Thankfully the District Court Rules have now changed again and as from June of this year, the summary judgment procedure is back for CCA claims.  Unfortunately, the forms that have to be completed to get summary judgment are unnecessarily laborious and repetitive and it is hoped these will be amended soon!

Construction Contracts Act – Without Prejudice in a Payment Schedule

As noted above, if a person does not provide a valid payment schedule, the amount claimed from them can be recovered as a debt in Court.  Section 21 of the CCA is quite specific in setting out what needs to be in a payment schedule.  Likewise, s 20 is quite specific in setting out what is required for a valid payment claim. 

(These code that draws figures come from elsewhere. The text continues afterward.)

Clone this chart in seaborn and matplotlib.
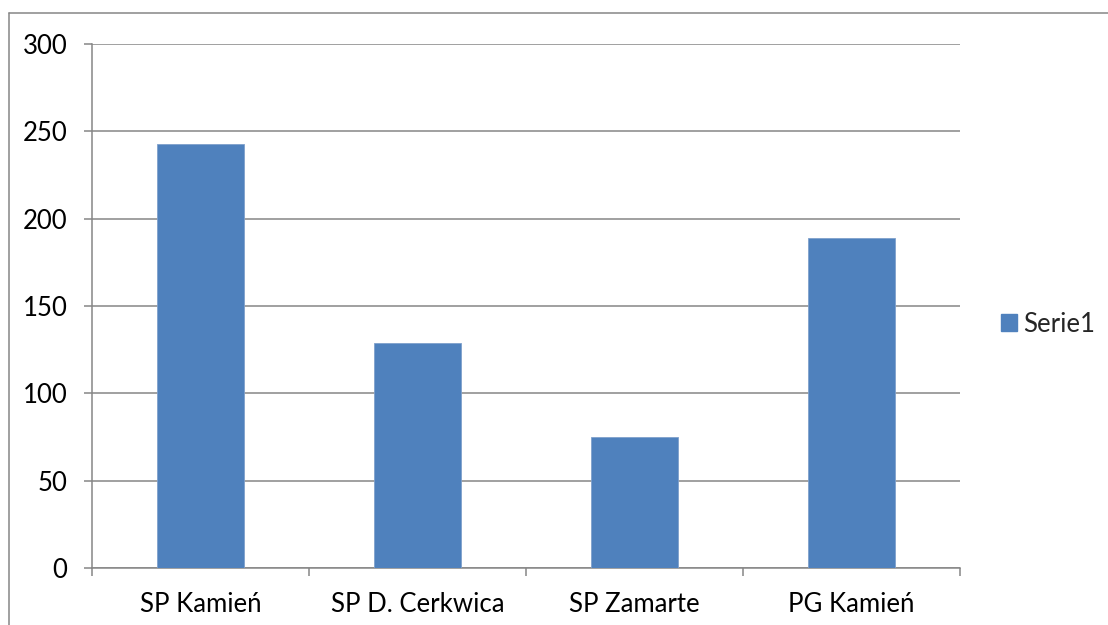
import seaborn as sns
import matplotlib.pyplot as plt
import pandas as pd
from matplotlib.lines import Line2D
from matplotlib.patches import Patch

# Data
schools = ["SP Kamień", "SP D. Cerkwica", "SP Zamarte", "PG Kamień"]
serie1 = [243, 129, 75, 189]
y_ticks = [0, 50, 100, 150, 200, 250, 300]

df = pd.DataFrame({"school": schools, "value": serie1})

sns.set_style("white")
plt.rcParams['font.family'] = ['Lato', 'DejaVu Sans']

fig = plt.figure(figsize=(11.08, 6.25), dpi=100)
ax = fig.add_axes([92 / 1108, 1 - 568 / 625, (960 - 92) / 1108, (568 - 44) / 625])

bar_color = '#4F81BD'
grid_color = '#868686'
fs = 18.5
lw = 1.1

sns.barplot(data=df, x='school', y='value', color=bar_color, saturation=1, width=0.4,
            edgecolor='#7FA0CC', linewidth=0.6, ax=ax, zorder=3)

# Excel-like axes
ax.set_ylim(0, 300)
ax.set_xlim(-0.5, len(schools) - 0.5)
ax.set_yticks(y_ticks)
ax.yaxis.grid(True, color=grid_color, linewidth=lw, zorder=0)
ax.set_axisbelow(True)
for s in ['top', 'right']:
    ax.spines[s].set_visible(False)
for s in ['left', 'bottom']:
    ax.spines[s].set_color(grid_color)
    ax.spines[s].set_linewidth(lw)

ax.set_xlabel('')
ax.set_ylabel('')
ax.tick_params(axis='y', direction='out', length=5.8, width=lw, color=grid_color,
               labelsize=fs, labelcolor='black', pad=12, left=True)
ax.tick_params(axis='x', length=0, labelsize=fs, labelcolor='black', pad=17)

# category boundary ticks on x-axis
ax.set_xticks([i - 0.5 for i in range(len(schools) + 1)], minor=True)
ax.tick_params(axis='x', which='minor', direction='out', length=5.8, width=lw,
               color=grid_color, bottom=True)

# legend
handles = [Patch(facecolor=bar_color, edgecolor=bar_color, label='Serie1')]
fig.legend(handles=handles, loc='center left', bbox_to_anchor=(991 / 1108, 1 - 324 / 625),
           frameon=False, fontsize=fs, handlelength=0.6, handleheight=0.6,
           handletextpad=0.25, borderaxespad=0)

# outer chart-area border (top and left visible)
fig.add_artist(Line2D([9 / 1108, 1.0], [1 - 13 / 625, 1 - 13 / 625],
                      transform=fig.transFigure, color=grid_color, linewidth=lw))
fig.add_artist(Line2D([9 / 1108, 9 / 1108], [0, 1 - 13 / 625],
                      transform=fig.transFigure, color=grid_color, linewidth=lw))

fig.savefig('out.png', dpi=100)
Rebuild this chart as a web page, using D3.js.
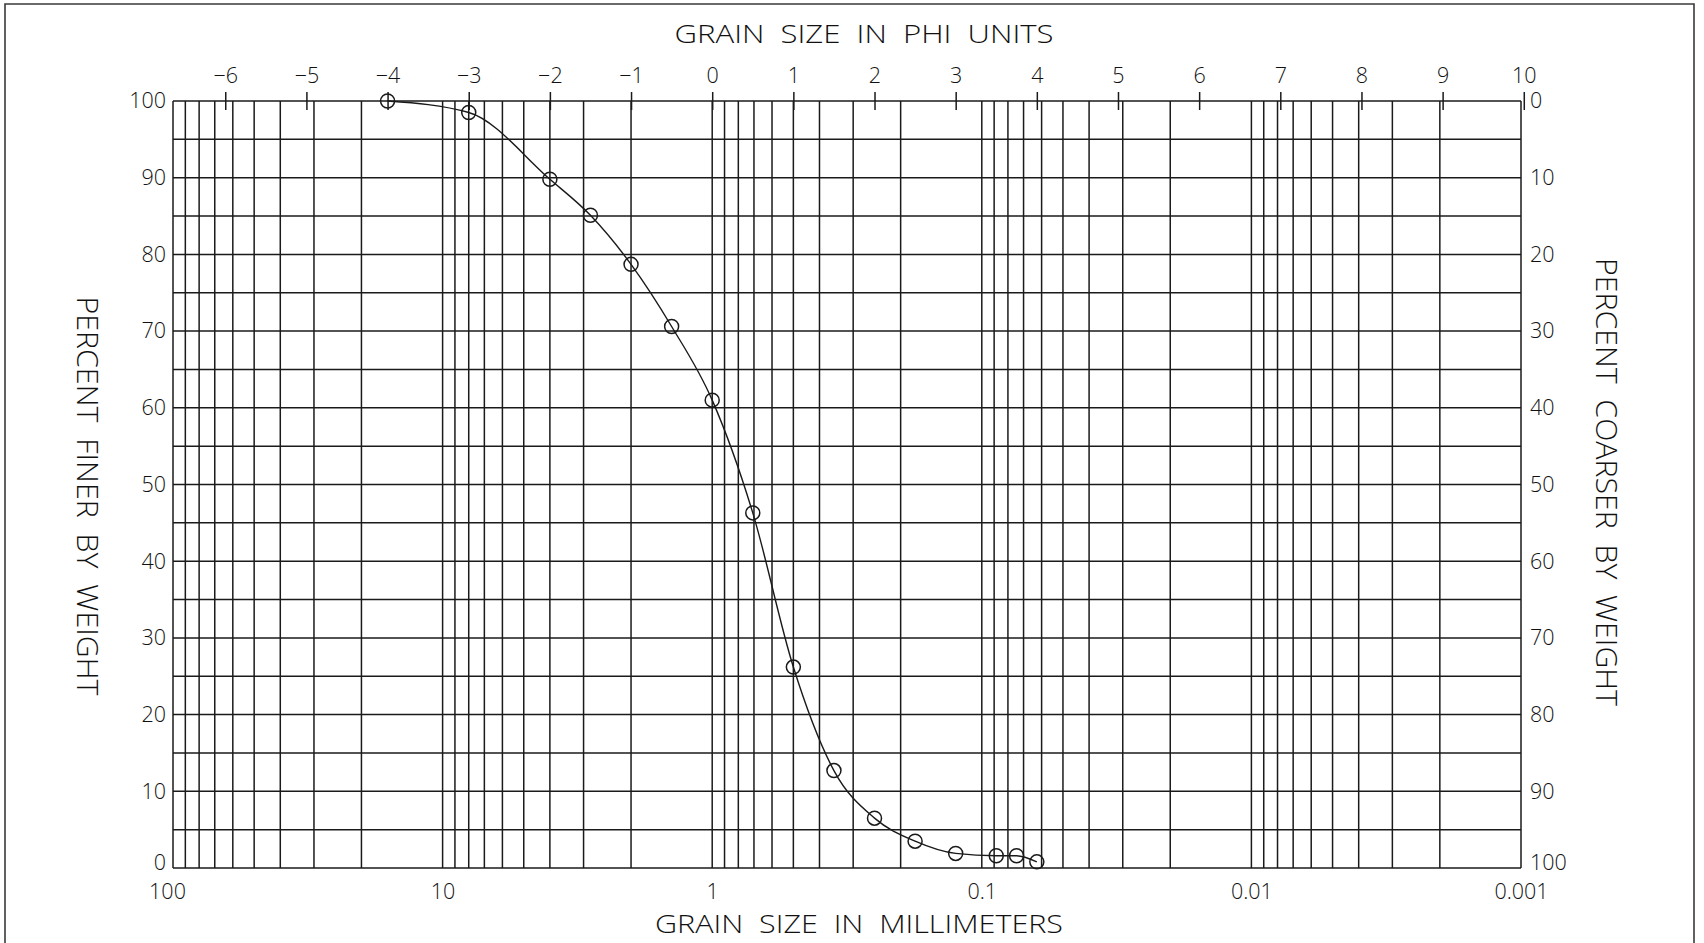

However, somewhat surprisingly, there are a number of Court decisions dealing with whether payment claims or payment schedules are valid due to parties not properly complying with the CCA's requirements.  In most cases, this could have easily been avoided had care been taken to follow the requirements, which are not particularly difficult to follow nor onerous.

Where parties also fall into difficulty, particularly in respect of payment schedules, is when they get creative rather than simply following s 21.  This is illustrated by a recent High Court decision of McAlpine Hussmann Limited v Cooke Industries Limited.  In that case a subcontractor provided a payment schedule, which while on its face looked to be a payment schedule setting out all the required items in s 21 and a scheduled amount.

However, the payment schedule went on to essentially state that the scheduled amount was "without prejudice" and if not accepted in full and final settlement, the scheduled amount was nil.

The Court held that had the payment schedule stopped before adding the without prejudice "tag", it would have been valid.  However placing a "tag" on the scheduled amount was contrary to the scheme of the Act and therefore it did not comply with s 21.

This seems to be a consistent message through the cases which, simply put, is stick to the requirements in the Act and do not add any conditions or "tags" to payment schedules.